Oui, pour une part importante. Je trouve surprenant que la puissance publique ne se pose pas la question de faire émerger des filières d’excellence pour ces métiers. Aujourd’hui on a des solutions pour construire de bonnes infrastructures pour traiter de grandes quantités de données. Nous avons aussi de bons data scientists, compétents en mathématique et en informatique, grâce aux filières de formations d’excellence que nous avons la chance d’avoir en France. En revanche, trouver un bon data manager et de bonnes formations certifiantes en gestion de données est, d’expérience, beaucoup plus difficile.

L’enjeu est de réussir à faire travailler tous ces métiers main dans la main. Je crois qu’il est indispensable de créer des lieux couvrant tout le spectre de la donnée, depuis la production jusqu’à son exploitation. Nous le voyons tous les jours à l’Institut du Cerveau – ICM, où les cliniciens, les biologistes, les gestionnaires de données, les informaticiens et les data scientists travaillent au sein d’une même structure intégrée. C’est indispensable pour avoir une compréhension fine des enjeux et des métiers, et pour que l’intelligence artificielle et la médecine, deux champs disciplinaires que tout oppose, puissent se rencontrer. Je constate aujourd’hui en France, notamment avec les projets d’instituts inter-disciplinaires en intelligence artificielle, une concentration des forces en présence sur la recherche dans ce domaine. C’est une bonne chose ! Mais à côté de ça, quels moyens sont prévus dans le plan gouvernemental sur l’intelligence artificielle pour aider à rationaliser le recueil de données de santé chez l’ensemble des acteurs du système de soin ?

 

Une des réponses de l’Etat face à cet enjeu d’ouverture des données est l’initiative Health Data Hub. Qu’en pensez-vous ?
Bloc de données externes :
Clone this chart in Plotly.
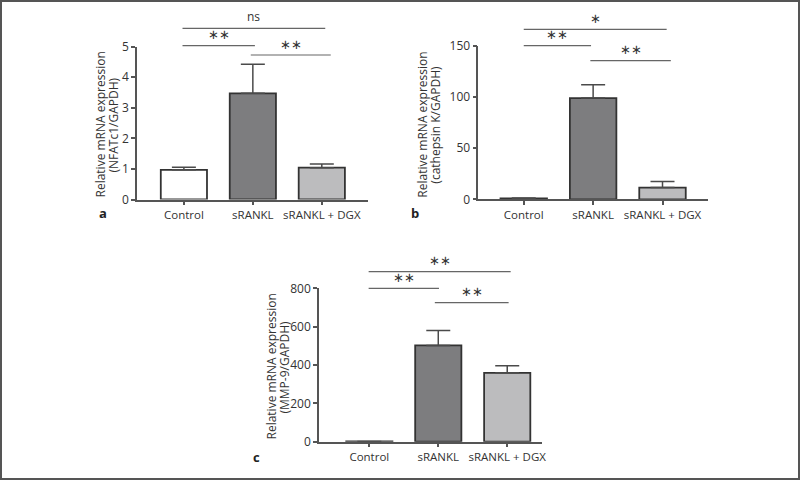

Le Health Data Hub est assez symptomatique de la situation actuelle. Il y a au plus haut niveau ministériel, l’ambition, la volonté, l’énergie de créer les conditions pour développer une recherche sur données de qualité. Elle se concrétise par des actions comme la décision de créer le Health Data Hub. Ces actions permettent d’éveiller les consciences et de mobiliser un certain nombre d’acteurs. C’est très bien !  Nous avons d’ailleurs répondu à leur appel à projets pilotes. Mais quels sont les contours de ce hub ? Quelle sera la stratégie suivie pour créer cet entrepôt national quand nous savons la grande difficulté déjà à créer des entrepôts locaux sur des périmètres plus réduits ? Le hub aura-t-il les moyens de son ambition ? Tant sur le personnel qualifié que sur les infrastructures ? Le flou persiste encore sur beaucoup de sujets.

 

Quelles sont vos recommandations pour avancer sur ce sujet ?

Le pouvoir public doit continuer à investir ce terrain et lever les verrous réglementaires. Il doit aussi être vigilant à la tentation très centralisatrice et planificatrice de l’état. Je remarque un fourmillement d’initiatives locales, l’Institut du Cerveau – ICM en est une, de nombreux autres instituts comparables se mettent en ordre de marche. Je découvre presque chaque jour des services hospitaliers dans toute la France où des praticiens lancent des projets et essaient d’avancer. Ces initiatives doivent être encouragées et fédérées. Aujourd’hui, toutes ces personnes travaillent relativement isolement, se posent des questions qu’elles essayent chacune à leur manière de résoudre. La puissance publique doit aller sur le terrain, comprendre quelles sont les bonnes pratiques, où il y a eu des échecs et des succès, et construire progressivement des standards à la fois pour les données et les pratiques qui permettront de connecter l’ensemble de ces initiatives locales. De mon point de vue, ce n’est pas du rôle de l’état de créer un entrepôt de données national ex nihilo. En revanche, il doit faire émerger un cadre à la fois règlementaire et technique dans lequel chacun va pouvoir progressivement s’inscrire, pour s’assurer que toutes ces initiatives locales ne resteront pas qu’un éparpillement de petits entrepôts de données non interopérables. Une fédération d’entrepôts de données locaux, qui échangent et bénéficient de la force de l’ensemble, c’est ainsi que je vois le futur des données en santé.